→ **Recorded information**:
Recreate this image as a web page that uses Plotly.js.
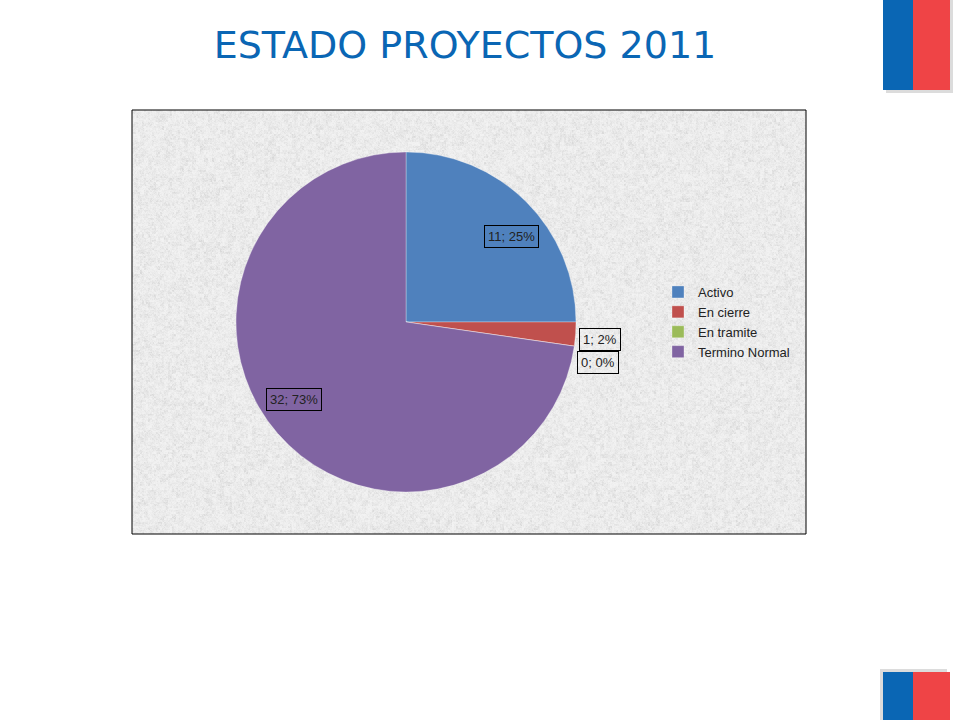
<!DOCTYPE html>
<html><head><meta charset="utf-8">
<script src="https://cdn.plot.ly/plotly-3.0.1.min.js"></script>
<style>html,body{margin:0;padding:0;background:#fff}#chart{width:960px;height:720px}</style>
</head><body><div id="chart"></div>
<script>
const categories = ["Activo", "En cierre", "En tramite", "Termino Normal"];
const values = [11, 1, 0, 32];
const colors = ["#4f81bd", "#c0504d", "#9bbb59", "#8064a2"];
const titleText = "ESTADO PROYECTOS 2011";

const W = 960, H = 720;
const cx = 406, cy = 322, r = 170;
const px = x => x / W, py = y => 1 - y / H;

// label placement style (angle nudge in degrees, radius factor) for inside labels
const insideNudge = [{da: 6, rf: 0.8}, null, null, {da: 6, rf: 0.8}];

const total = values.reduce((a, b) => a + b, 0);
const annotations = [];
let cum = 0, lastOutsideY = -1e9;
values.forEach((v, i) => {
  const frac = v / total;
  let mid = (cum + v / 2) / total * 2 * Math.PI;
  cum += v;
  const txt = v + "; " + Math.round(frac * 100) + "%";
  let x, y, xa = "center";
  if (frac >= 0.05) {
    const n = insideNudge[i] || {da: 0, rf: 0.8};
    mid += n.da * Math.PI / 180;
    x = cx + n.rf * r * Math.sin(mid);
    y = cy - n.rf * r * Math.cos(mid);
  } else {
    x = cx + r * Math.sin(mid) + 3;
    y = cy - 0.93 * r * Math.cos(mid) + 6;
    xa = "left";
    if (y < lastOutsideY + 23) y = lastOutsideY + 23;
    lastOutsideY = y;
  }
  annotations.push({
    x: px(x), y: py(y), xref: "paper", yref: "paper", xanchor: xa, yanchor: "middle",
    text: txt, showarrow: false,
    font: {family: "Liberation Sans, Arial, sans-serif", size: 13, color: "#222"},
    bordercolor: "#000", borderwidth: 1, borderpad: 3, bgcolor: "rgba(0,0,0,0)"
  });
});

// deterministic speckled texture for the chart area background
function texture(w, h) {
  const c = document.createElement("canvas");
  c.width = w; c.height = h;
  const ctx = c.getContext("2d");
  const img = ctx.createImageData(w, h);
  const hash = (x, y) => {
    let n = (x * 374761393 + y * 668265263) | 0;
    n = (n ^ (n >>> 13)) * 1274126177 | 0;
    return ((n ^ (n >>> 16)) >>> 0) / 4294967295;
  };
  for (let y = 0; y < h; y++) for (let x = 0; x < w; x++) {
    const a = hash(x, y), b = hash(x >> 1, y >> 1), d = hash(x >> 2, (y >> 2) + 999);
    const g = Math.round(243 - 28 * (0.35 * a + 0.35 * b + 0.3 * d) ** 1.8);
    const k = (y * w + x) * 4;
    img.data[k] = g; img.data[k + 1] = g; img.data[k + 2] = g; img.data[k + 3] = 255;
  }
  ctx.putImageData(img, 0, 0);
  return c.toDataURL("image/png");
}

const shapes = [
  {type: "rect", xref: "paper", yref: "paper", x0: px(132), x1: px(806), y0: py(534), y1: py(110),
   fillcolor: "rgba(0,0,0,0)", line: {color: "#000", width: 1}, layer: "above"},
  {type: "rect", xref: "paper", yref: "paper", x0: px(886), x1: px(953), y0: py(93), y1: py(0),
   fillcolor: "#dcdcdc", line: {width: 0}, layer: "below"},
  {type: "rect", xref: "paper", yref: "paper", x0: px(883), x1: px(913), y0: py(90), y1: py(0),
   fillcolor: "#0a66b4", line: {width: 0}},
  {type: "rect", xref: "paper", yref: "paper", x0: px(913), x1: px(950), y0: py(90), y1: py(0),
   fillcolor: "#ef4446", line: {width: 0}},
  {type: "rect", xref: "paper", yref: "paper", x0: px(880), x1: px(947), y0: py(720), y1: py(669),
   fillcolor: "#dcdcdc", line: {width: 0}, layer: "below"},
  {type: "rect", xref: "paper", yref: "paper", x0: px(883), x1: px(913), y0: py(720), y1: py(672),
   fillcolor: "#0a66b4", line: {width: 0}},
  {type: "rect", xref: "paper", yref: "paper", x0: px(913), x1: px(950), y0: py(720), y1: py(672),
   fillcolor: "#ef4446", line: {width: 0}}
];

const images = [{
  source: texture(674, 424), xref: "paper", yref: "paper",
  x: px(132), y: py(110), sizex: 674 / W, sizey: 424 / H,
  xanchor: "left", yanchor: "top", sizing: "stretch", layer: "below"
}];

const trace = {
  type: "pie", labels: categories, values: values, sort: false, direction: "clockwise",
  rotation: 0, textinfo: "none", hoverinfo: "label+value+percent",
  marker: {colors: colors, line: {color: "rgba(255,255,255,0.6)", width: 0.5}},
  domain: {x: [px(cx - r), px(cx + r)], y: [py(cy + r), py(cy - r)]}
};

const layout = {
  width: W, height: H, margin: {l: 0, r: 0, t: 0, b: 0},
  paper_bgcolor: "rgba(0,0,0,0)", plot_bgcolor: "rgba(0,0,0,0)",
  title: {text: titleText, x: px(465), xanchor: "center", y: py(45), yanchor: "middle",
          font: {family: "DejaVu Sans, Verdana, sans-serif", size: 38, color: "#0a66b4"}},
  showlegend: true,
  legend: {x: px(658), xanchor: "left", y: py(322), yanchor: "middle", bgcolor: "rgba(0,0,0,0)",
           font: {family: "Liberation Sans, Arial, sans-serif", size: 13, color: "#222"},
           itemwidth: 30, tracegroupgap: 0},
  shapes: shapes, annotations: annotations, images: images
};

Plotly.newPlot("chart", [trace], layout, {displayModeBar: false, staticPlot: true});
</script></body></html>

→ **Required task**: Set every line down exactly as written, leaving each picture out.

→ **Expected answer**:
Recreate this image as a web page that uses Plotly.js.
<!DOCTYPE html>
<html><head><meta charset="utf-8">
<script src="https://cdn.plot.ly/plotly-3.0.1.min.js"></script>
<style>html,body{margin:0;padding:0;background:#fff}#chart{width:960px;height:720px}</style>
</head><body><div id="chart"></div>
<script>
const categories = ["Activo", "En cierre", "En tramite", "Termino Normal"];
const values = [11, 1, 0, 32];
const colors = ["#4f81bd", "#c0504d", "#9bbb59", "#8064a2"];
const titleText = "ESTADO PROYECTOS 2011";

const W = 960, H = 720;
const cx = 406, cy = 322, r = 170;
const px = x => x / W, py = y => 1 - y / H;

// label placement style (angle nudge in degrees, radius factor) for inside labels
const insideNudge = [{da: 6, rf: 0.8}, null, null, {da: 6, rf: 0.8}];

const total = values.reduce((a, b) => a + b, 0);
const annotations = [];
let cum = 0, lastOutsideY = -1e9;
values.forEach((v, i) => {
  const frac = v / total;
  let mid = (cum + v / 2) / total * 2 * Math.PI;
  cum += v;
  const txt = v + "; " + Math.round(frac * 100) + "%";
  let x, y, xa = "center";
  if (frac >= 0.05) {
    const n = insideNudge[i] || {da: 0, rf: 0.8};
    mid += n.da * Math.PI / 180;
    x = cx + n.rf * r * Math.sin(mid);
    y = cy - n.rf * r * Math.cos(mid);
  } else {
    x = cx + r * Math.sin(mid) + 3;
    y = cy - 0.93 * r * Math.cos(mid) + 6;
    xa = "left";
    if (y < lastOutsideY + 23) y = lastOutsideY + 23;
    lastOutsideY = y;
  }
  annotations.push({
    x: px(x), y: py(y), xref: "paper", yref: "paper", xanchor: xa, yanchor: "middle",
    text: txt, showarrow: false,
    font: {family: "Liberation Sans, Arial, sans-serif", size: 13, color: "#222"},
    bordercolor: "#000", borderwidth: 1, borderpad: 3, bgcolor: "rgba(0,0,0,0)"
  });
});

// deterministic speckled texture for the chart area background
function texture(w, h) {
  const c = document.createElement("canvas");
  c.width = w; c.height = h;
  const ctx = c.getContext("2d");
  const img = ctx.createImageData(w, h);
  const hash = (x, y) => {
    let n = (x * 374761393 + y * 668265263) | 0;
    n = (n ^ (n >>> 13)) * 1274126177 | 0;
    return ((n ^ (n >>> 16)) >>> 0) / 4294967295;
  };
  for (let y = 0; y < h; y++) for (let x = 0; x < w; x++) {
    const a = hash(x, y), b = hash(x >> 1, y >> 1), d = hash(x >> 2, (y >> 2) + 999);
    const g = Math.round(243 - 28 * (0.35 * a + 0.35 * b + 0.3 * d) ** 1.8);
    const k = (y * w + x) * 4;
    img.data[k] = g; img.data[k + 1] = g; img.data[k + 2] = g; img.data[k + 3] = 255;
  }
  ctx.putImageData(img, 0, 0);
  return c.toDataURL("image/png");
}

const shapes = [
  {type: "rect", xref: "paper", yref: "paper", x0: px(132), x1: px(806), y0: py(534), y1: py(110),
   fillcolor: "rgba(0,0,0,0)", line: {color: "#000", width: 1}, layer: "above"},
  {type: "rect", xref: "paper", yref: "paper", x0: px(886), x1: px(953), y0: py(93), y1: py(0),
   fillcolor: "#dcdcdc", line: {width: 0}, layer: "below"},
  {type: "rect", xref: "paper", yref: "paper", x0: px(883), x1: px(913), y0: py(90), y1: py(0),
   fillcolor: "#0a66b4", line: {width: 0}},
  {type: "rect", xref: "paper", yref: "paper", x0: px(913), x1: px(950), y0: py(90), y1: py(0),
   fillcolor: "#ef4446", line: {width: 0}},
  {type: "rect", xref: "paper", yref: "paper", x0: px(880), x1: px(947), y0: py(720), y1: py(669),
   fillcolor: "#dcdcdc", line: {width: 0}, layer: "below"},
  {type: "rect", xref: "paper", yref: "paper", x0: px(883), x1: px(913), y0: py(720), y1: py(672),
   fillcolor: "#0a66b4", line: {width: 0}},
  {type: "rect", xref: "paper", yref: "paper", x0: px(913), x1: px(950), y0: py(720), y1: py(672),
   fillcolor: "#ef4446", line: {width: 0}}
];

const images = [{
  source: texture(674, 424), xref: "paper", yref: "paper",
  x: px(132), y: py(110), sizex: 674 / W, sizey: 424 / H,
  xanchor: "left", yanchor: "top", sizing: "stretch", layer: "below"
}];

const trace = {
  type: "pie", labels: categories, values: values, sort: false, direction: "clockwise",
  rotation: 0, textinfo: "none", hoverinfo: "label+value+percent",
  marker: {colors: colors, line: {color: "rgba(255,255,255,0.6)", width: 0.5}},
  domain: {x: [px(cx - r), px(cx + r)], y: [py(cy + r), py(cy - r)]}
};

const layout = {
  width: W, height: H, margin: {l: 0, r: 0, t: 0, b: 0},
  paper_bgcolor: "rgba(0,0,0,0)", plot_bgcolor: "rgba(0,0,0,0)",
  title: {text: titleText, x: px(465), xanchor: "center", y: py(45), yanchor: "middle",
          font: {family: "DejaVu Sans, Verdana, sans-serif", size: 38, color: "#0a66b4"}},
  showlegend: true,
  legend: {x: px(658), xanchor: "left", y: py(322), yanchor: "middle", bgcolor: "rgba(0,0,0,0)",
           font: {family: "Liberation Sans, Arial, sans-serif", size: 13, color: "#222"},
           itemwidth: 30, tracegroupgap: 0},
  shapes: shapes, annotations: annotations, images: images
};

Plotly.newPlot("chart", [trace], layout, {displayModeBar: false, staticPlot: true});
</script></body></html>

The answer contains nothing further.